I will check in on Fenzi.


----------



## Streetcar (Apr 13, 2014)

In Denmark, do you have the luxury of a local training club that also offers conformation classes? It's not something we have over here in our town, but just in case, it seems maybe worth searching.


----------



## Minie (Oct 4, 2021)

Streetcar said:


> In Denmark, do you have the luxury of a local training club that also offers conformation classes? It's not something we have over here in our town, but just in case, it seems maybe worth searching.


I looked into that, and they have classes that are all fully booked. I am not really a show person, but Matteo's breeder was very convincing  I'll do my best and so will Matteo. I think I freaked out when I saw what others do, knowing I can't live up to that


----------



## Looniesense (Jul 10, 2021)

I have seen people use blocks usually on a grooming table for stacking. The dog has blocks under each foot. I think this is used to train for stacking. I will try to find a photo and post it later.


----------



## VJM (Oct 28, 2019)

Puppy Culture has a course called “Killer Free Stacks” that might help you. Available online immediately.


----------



## Minie (Oct 4, 2021)

Looniesense said:


> I have seen people use blocks usually on a grooming table for stacking. The dog has blocks under each foot. I think this is used to train for stacking. I will try to find a photo and post it later.
> View attachment 490542


What a great idea. I'll try to see if it works


----------



## Minie (Oct 4, 2021)

VJM said:


> Puppy Culture has a course called “Killer Free Stacks” that might help you. Available online immediately.

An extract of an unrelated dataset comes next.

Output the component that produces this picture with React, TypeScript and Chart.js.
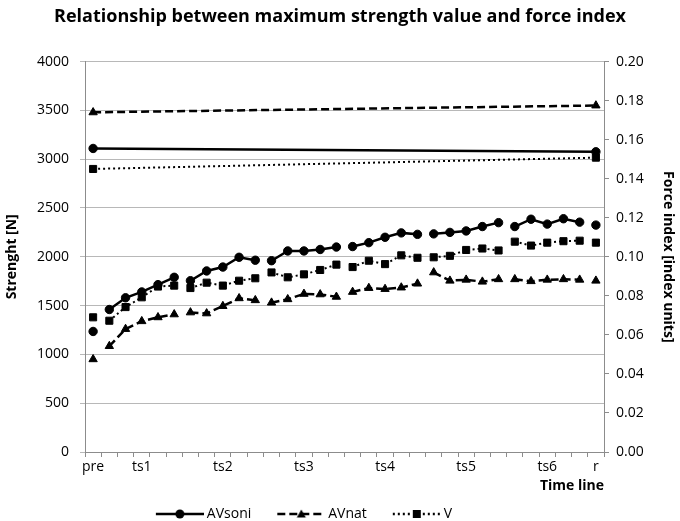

Definitely looking into that


----------



## curlflooffan (Mar 27, 2020)

ooh how exciting!!


----------



## Streetcar (Apr 13, 2014)

Wonder if you could maybe hire the instructor for a private session.

Even if no classes, you will have a fine time, and it will be a great socialization experience for Matteo, regardless how things turn out. Which just might be better than you expect 😉.

That info on the Puppy Culture class sounds fantastic.


----------



## Kukla the Tpoo (11 mo ago)

Minie said:


> What a great idea. I'll try to see if it works


In her March 27th post in the "Performance (Agility, Obedience, Hunting)" section, @Phaz23 has a photo of Tekno standing on blocks while she's grooming him.


----------



## Minie (Oct 4, 2021)

Kukla the Tpoo said:


> In her March 27th post in the "Performance (Agility, Obedience, Hunting)" section, @Phaz23 has a photo of Tekno standing on blocks while she's grooming him.


The blocks are really smart. I tried to find similar ones, but if I get them from the UK or USA, I'll be taxed to the hilt. I could not find any in Europe ( no doubt searching the wrong places), so I've ordered 4 yoga blocks. I just read, that it's good core training for the og aswell.


----------



## reraven123 (Jul 21, 2017)

You can use tuna fish cans, or anything about that size.


----------



## Looniesense (Jul 10, 2021)

reraven123 said:


> You can use tuna fish cans, or anything about that size.


Yes! I’ve also seen cans used too, what a great suggestion. On an anti slip mat You could start right away.


----------